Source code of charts
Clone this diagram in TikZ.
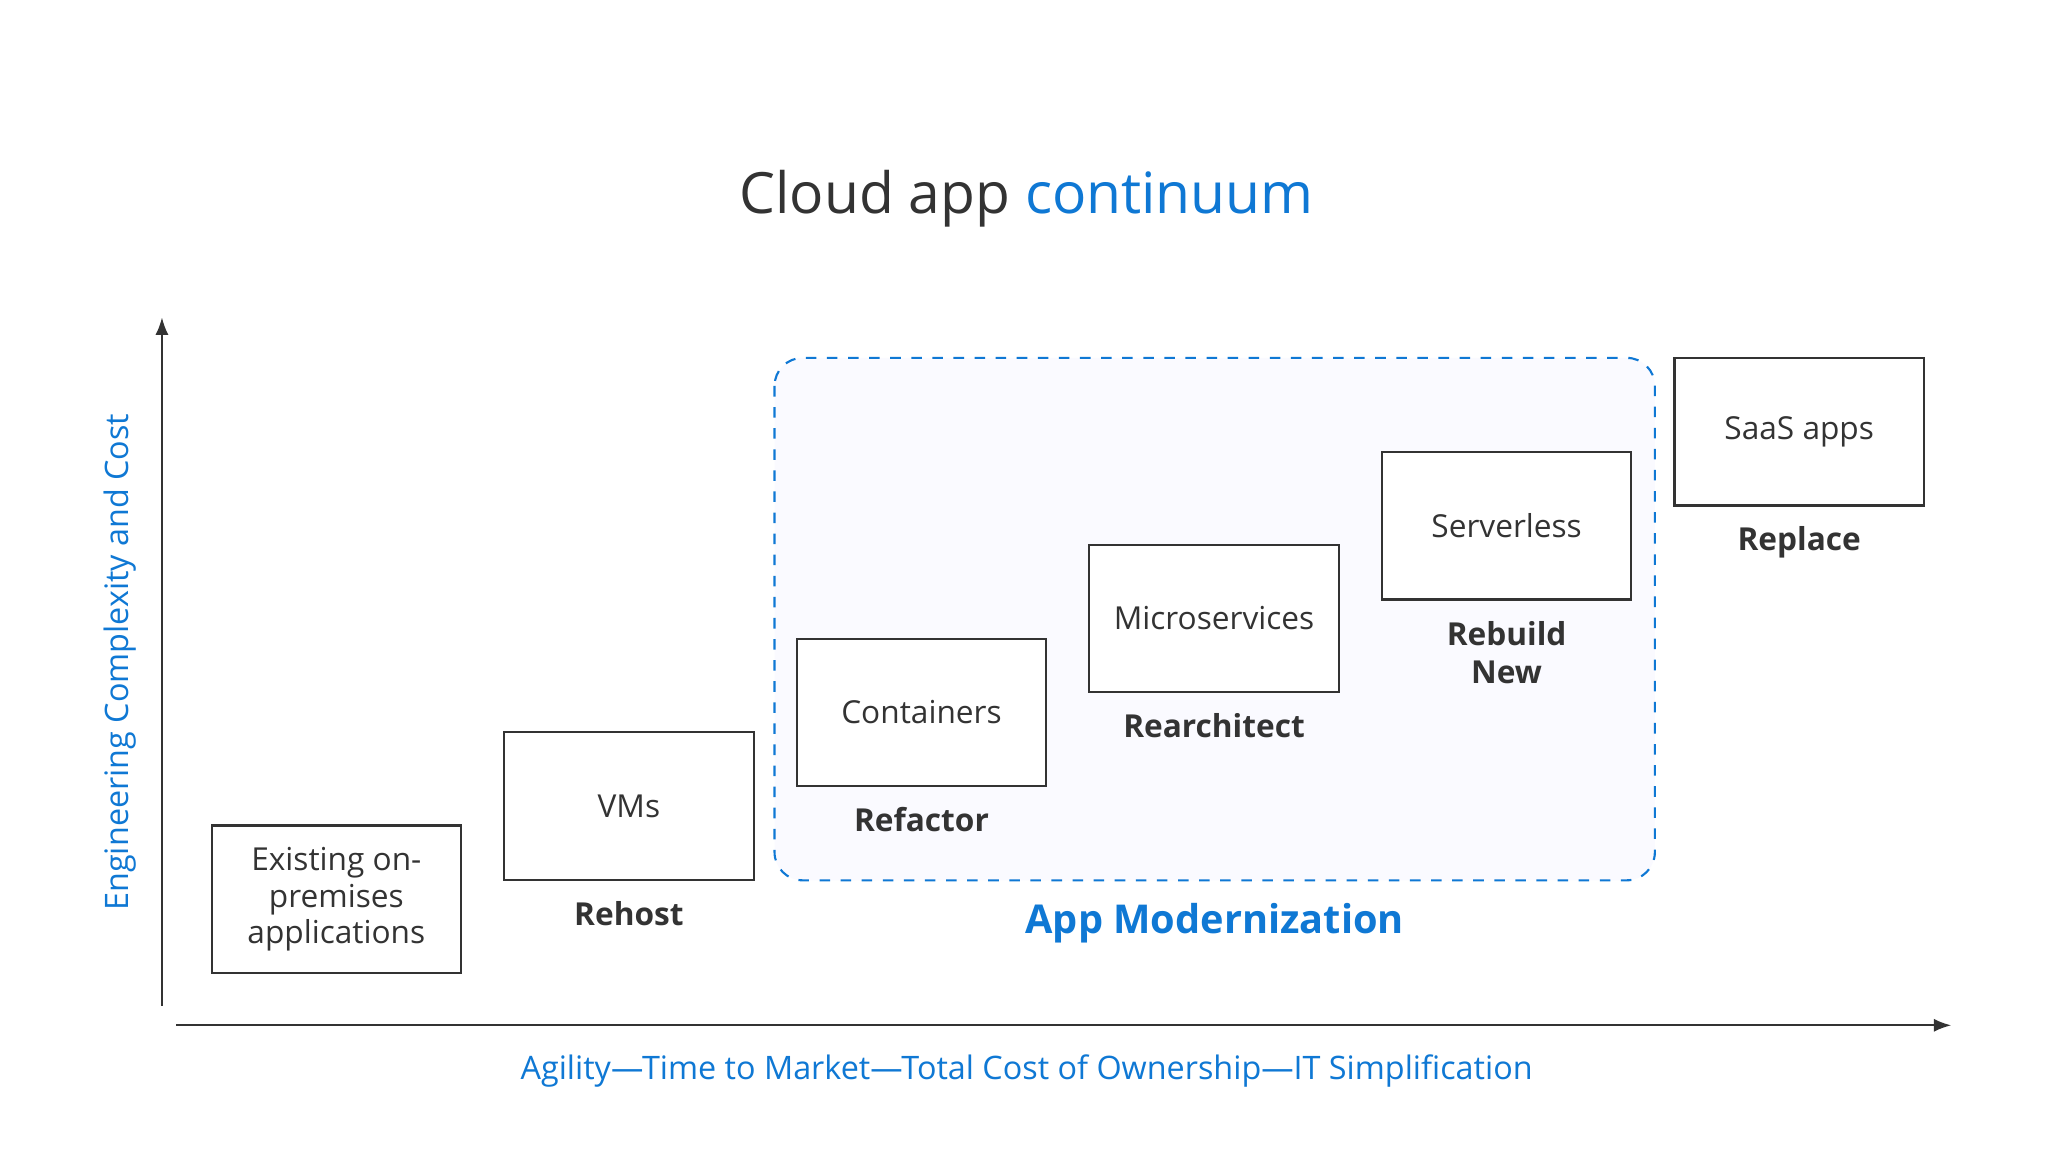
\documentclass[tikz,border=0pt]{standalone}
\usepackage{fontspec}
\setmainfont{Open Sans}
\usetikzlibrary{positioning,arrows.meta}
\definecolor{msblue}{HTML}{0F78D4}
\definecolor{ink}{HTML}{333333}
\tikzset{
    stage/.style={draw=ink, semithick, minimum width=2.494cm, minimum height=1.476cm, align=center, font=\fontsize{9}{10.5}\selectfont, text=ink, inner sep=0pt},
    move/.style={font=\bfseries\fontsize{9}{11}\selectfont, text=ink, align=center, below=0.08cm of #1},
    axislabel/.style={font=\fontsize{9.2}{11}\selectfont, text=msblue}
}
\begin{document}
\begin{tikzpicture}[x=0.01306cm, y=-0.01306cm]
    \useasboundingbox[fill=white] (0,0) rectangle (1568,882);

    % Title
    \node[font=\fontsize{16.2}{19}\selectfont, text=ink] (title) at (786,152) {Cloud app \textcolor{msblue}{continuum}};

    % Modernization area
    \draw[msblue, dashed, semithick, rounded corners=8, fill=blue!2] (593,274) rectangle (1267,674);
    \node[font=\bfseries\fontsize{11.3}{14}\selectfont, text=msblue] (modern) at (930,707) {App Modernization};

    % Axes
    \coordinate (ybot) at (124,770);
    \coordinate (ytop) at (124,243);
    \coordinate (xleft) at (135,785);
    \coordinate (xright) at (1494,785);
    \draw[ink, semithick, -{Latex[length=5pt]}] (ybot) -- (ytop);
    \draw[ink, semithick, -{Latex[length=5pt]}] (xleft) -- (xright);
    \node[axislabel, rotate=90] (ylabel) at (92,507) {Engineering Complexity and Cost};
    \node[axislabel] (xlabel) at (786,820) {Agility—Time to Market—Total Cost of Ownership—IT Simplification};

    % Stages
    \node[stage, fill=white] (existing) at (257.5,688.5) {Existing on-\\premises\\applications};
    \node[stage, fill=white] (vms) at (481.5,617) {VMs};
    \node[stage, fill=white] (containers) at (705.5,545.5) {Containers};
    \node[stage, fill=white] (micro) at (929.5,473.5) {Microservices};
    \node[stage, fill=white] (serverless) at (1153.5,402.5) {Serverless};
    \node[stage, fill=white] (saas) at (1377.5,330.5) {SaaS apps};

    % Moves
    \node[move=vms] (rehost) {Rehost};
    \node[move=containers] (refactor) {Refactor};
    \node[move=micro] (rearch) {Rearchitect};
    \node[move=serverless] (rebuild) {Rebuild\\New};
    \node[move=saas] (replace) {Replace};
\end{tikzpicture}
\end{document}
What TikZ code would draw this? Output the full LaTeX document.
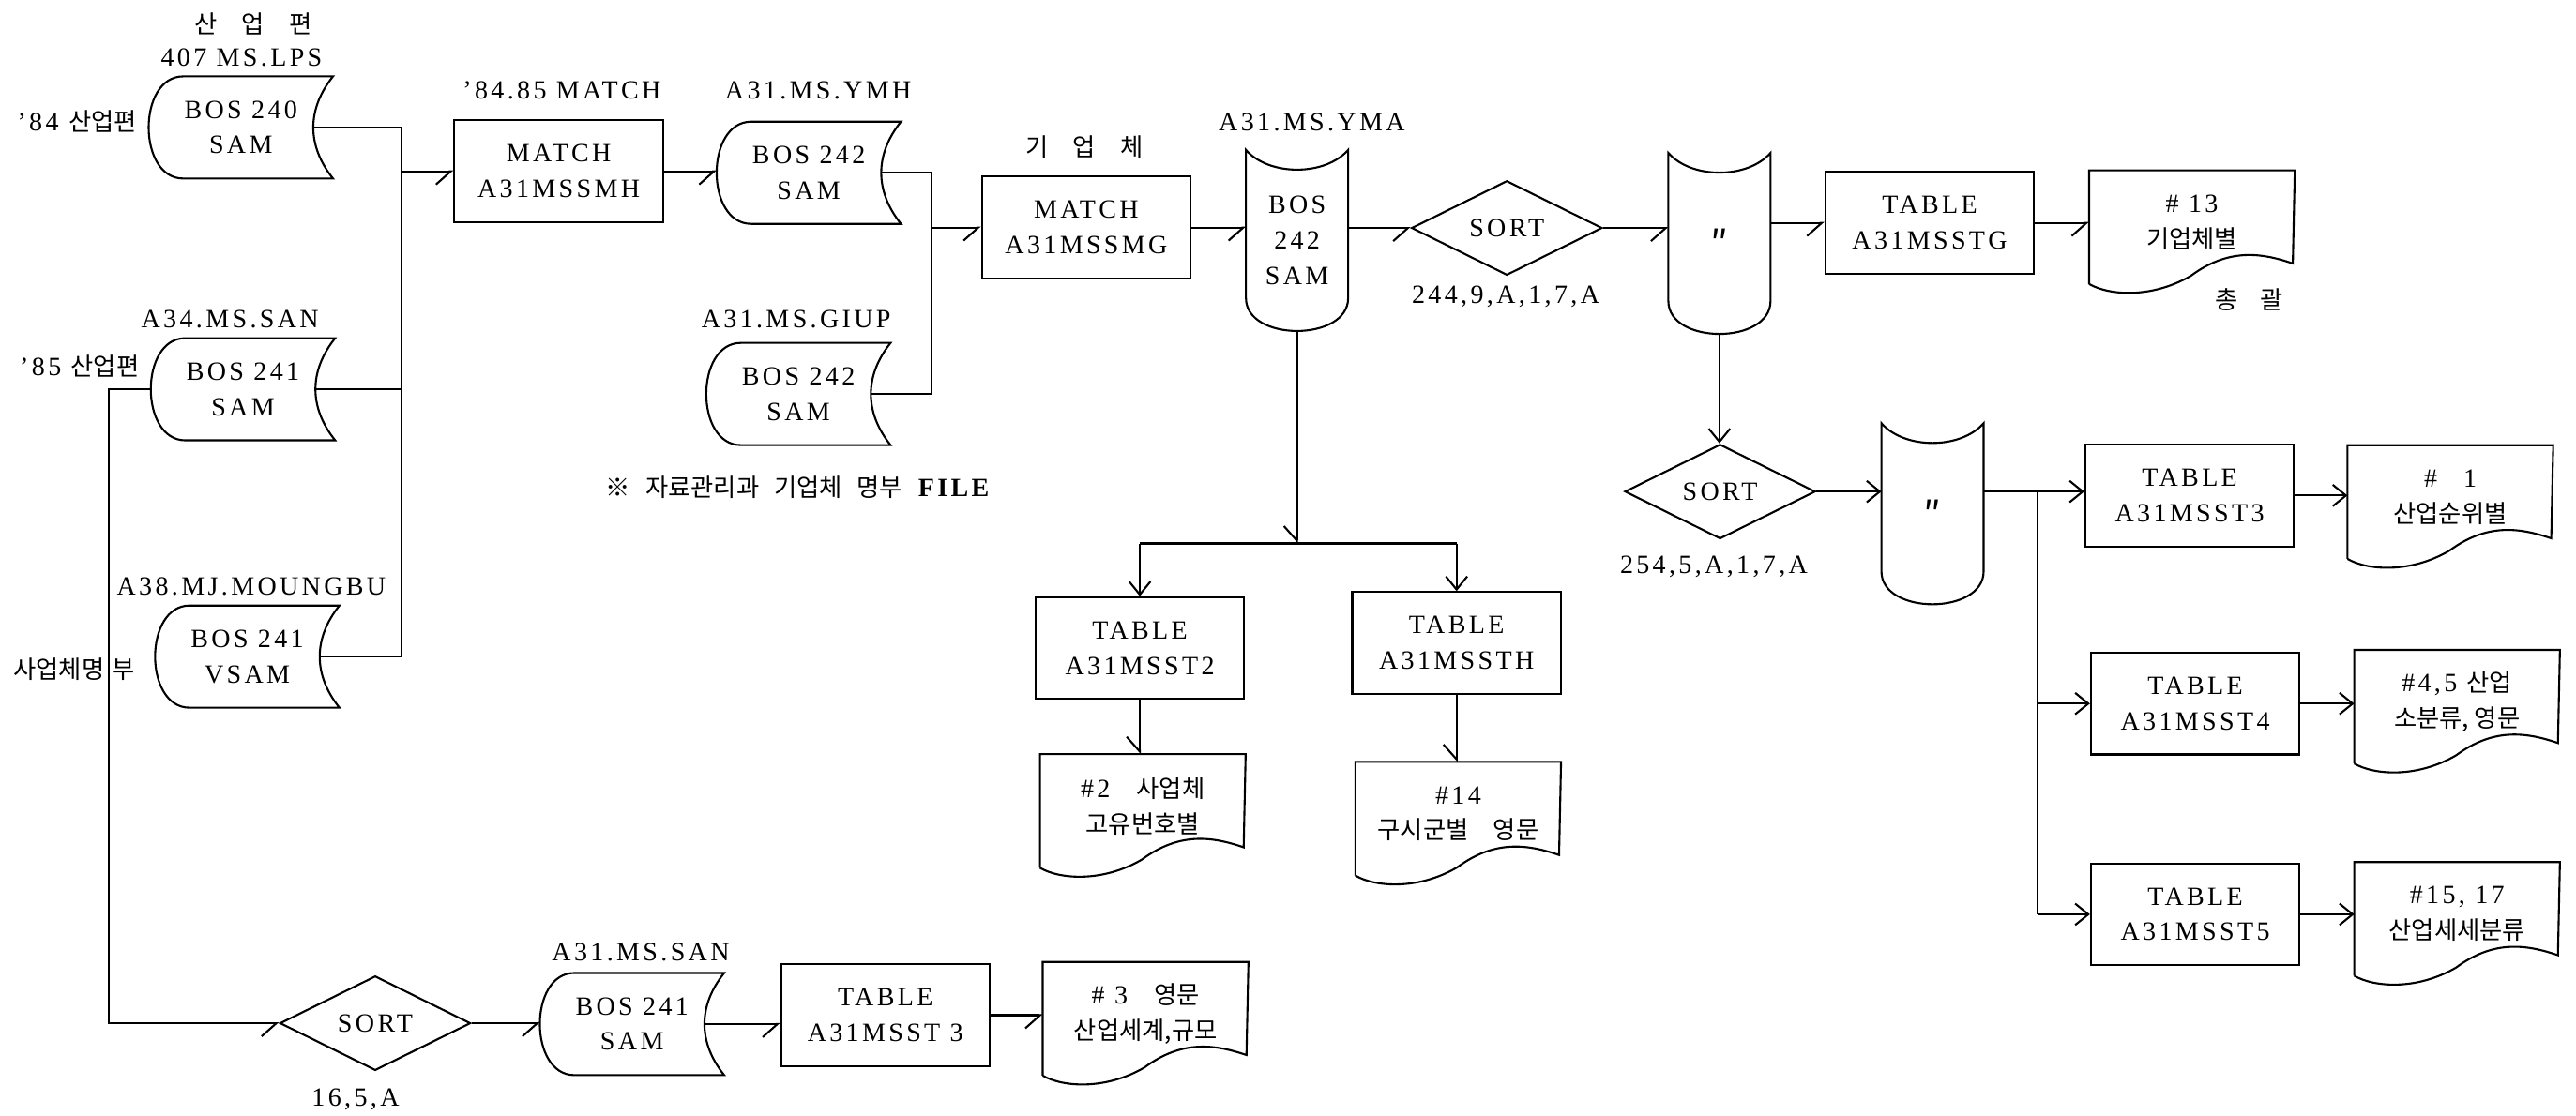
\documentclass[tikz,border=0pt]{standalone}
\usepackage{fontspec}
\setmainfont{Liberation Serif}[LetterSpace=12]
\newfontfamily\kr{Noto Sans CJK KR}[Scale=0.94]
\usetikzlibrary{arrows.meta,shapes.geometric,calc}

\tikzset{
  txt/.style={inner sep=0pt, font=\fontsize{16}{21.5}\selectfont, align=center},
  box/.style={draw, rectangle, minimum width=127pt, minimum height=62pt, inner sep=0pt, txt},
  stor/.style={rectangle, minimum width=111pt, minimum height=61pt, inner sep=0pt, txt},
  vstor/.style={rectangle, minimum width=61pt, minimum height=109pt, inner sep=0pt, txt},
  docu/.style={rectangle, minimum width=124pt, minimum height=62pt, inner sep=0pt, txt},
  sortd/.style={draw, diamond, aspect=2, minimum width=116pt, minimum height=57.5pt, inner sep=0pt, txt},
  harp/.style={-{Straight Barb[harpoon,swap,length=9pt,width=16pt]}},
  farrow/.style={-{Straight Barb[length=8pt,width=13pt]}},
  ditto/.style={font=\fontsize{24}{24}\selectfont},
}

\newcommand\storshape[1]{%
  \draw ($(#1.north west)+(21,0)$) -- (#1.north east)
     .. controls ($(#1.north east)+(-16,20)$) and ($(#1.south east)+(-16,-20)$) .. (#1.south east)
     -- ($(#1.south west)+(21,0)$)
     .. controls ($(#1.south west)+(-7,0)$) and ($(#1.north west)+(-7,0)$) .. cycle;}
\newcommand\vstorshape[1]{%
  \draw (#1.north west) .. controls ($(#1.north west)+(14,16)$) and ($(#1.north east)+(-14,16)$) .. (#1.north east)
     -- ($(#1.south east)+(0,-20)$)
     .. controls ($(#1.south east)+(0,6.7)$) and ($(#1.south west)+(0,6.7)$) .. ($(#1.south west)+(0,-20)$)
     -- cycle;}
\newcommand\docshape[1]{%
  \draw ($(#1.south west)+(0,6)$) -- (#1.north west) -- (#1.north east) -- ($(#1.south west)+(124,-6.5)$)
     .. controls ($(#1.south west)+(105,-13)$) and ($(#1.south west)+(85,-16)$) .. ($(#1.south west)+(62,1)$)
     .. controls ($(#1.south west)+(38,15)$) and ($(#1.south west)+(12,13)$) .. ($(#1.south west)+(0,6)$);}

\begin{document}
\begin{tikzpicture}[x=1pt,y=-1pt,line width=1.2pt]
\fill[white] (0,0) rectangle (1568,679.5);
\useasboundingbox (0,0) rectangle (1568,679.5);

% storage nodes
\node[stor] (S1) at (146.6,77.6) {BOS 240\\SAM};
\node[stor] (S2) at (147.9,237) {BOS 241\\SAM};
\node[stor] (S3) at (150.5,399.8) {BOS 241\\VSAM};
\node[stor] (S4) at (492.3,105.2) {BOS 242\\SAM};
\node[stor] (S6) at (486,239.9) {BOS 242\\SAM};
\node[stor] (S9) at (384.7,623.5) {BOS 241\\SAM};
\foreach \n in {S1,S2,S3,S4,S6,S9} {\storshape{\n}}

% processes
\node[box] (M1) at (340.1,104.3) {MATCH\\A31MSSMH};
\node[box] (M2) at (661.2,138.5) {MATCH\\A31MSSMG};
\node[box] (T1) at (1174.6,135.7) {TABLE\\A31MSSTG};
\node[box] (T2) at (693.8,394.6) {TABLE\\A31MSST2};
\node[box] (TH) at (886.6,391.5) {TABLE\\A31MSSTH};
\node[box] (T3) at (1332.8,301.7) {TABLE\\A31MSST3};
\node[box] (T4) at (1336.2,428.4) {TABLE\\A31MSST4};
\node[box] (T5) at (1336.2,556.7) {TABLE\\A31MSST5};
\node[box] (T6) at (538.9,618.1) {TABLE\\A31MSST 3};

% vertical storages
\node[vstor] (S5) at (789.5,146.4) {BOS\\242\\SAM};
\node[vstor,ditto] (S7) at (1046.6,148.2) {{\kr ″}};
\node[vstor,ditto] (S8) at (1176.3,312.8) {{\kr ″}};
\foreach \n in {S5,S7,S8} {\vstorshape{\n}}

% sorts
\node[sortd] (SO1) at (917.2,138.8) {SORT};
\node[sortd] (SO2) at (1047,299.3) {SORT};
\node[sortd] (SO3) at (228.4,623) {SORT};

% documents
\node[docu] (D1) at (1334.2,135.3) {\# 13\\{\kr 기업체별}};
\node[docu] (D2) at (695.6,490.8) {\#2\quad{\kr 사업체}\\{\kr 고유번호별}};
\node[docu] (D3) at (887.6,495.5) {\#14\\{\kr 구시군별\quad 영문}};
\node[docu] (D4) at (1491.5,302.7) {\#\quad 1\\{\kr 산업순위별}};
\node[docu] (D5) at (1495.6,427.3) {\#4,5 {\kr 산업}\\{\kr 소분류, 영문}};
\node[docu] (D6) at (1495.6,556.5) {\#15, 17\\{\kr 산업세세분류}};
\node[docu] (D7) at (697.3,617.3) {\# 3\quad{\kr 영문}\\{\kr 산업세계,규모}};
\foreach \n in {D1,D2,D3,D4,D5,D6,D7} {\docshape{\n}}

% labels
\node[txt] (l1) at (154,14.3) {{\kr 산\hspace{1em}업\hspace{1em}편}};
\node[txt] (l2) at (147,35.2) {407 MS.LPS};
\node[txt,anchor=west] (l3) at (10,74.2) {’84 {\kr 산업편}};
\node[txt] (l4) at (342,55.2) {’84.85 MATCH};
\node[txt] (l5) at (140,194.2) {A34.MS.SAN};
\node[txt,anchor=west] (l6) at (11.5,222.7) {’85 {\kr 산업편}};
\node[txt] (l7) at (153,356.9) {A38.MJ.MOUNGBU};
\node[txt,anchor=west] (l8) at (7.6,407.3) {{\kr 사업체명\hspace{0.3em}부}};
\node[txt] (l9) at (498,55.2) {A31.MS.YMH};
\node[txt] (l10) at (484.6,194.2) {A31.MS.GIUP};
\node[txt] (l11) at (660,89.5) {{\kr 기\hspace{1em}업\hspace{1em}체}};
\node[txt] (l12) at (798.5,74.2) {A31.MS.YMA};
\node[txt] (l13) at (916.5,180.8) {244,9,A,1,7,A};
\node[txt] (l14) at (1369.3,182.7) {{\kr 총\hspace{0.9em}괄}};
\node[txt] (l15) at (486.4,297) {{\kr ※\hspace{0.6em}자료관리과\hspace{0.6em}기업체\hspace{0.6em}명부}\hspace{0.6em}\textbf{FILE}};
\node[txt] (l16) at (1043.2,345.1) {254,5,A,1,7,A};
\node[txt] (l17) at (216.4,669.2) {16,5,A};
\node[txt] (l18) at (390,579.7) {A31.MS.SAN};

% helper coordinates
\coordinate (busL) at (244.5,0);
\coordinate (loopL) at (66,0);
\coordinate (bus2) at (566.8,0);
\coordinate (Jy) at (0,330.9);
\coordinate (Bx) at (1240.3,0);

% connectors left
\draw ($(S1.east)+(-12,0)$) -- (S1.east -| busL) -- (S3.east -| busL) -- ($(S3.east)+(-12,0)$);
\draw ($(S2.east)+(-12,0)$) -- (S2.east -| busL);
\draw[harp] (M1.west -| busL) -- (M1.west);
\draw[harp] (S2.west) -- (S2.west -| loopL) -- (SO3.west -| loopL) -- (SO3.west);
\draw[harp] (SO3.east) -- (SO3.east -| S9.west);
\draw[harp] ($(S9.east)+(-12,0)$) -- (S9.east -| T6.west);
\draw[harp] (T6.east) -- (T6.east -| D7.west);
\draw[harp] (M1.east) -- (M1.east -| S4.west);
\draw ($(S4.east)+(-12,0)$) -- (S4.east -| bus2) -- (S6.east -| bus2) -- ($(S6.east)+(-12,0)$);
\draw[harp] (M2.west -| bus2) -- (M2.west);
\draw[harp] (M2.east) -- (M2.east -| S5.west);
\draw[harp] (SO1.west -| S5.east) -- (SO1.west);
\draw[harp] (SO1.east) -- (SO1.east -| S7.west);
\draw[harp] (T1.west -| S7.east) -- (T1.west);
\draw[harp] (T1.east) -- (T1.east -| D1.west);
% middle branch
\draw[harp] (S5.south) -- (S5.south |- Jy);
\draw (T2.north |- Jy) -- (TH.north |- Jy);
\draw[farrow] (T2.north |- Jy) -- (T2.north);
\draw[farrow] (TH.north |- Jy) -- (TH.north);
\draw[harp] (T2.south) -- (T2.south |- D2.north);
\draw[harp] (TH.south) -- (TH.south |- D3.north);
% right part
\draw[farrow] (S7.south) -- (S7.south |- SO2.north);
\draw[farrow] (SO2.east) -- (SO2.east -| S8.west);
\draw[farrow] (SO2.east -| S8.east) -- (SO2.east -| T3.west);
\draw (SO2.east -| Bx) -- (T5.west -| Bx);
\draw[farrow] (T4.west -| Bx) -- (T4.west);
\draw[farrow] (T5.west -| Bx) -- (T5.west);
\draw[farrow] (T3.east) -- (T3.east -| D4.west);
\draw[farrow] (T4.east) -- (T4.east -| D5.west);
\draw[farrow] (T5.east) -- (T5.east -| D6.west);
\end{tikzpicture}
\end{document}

Your task: Print the data above verbatim from the first line through the line holding "text=msblue] (modern) at", leaving every picture out.

Result of the exercise:
Clone this diagram in TikZ.
\documentclass[tikz,border=0pt]{standalone}
\usepackage{fontspec}
\setmainfont{Open Sans}
\usetikzlibrary{positioning,arrows.meta}
\definecolor{msblue}{HTML}{0F78D4}
\definecolor{ink}{HTML}{333333}
\tikzset{
    stage/.style={draw=ink, semithick, minimum width=2.494cm, minimum height=1.476cm, align=center, font=\fontsize{9}{10.5}\selectfont, text=ink, inner sep=0pt},
    move/.style={font=\bfseries\fontsize{9}{11}\selectfont, text=ink, align=center, below=0.08cm of #1},
    axislabel/.style={font=\fontsize{9.2}{11}\selectfont, text=msblue}
}
\begin{document}
\begin{tikzpicture}[x=0.01306cm, y=-0.01306cm]
    \useasboundingbox[fill=white] (0,0) rectangle (1568,882);

    % Title
    \node[font=\fontsize{16.2}{19}\selectfont, text=ink] (title) at (786,152) {Cloud app \textcolor{msblue}{continuum}};

    % Modernization area
    \draw[msblue, dashed, semithick, rounded corners=8, fill=blue!2] (593,274) rectangle (1267,674);
    \node[font=\bfseries\fontsize{11.3}{14}\selectfont, text=msblue] (modern) at (930,707) {App Modernization};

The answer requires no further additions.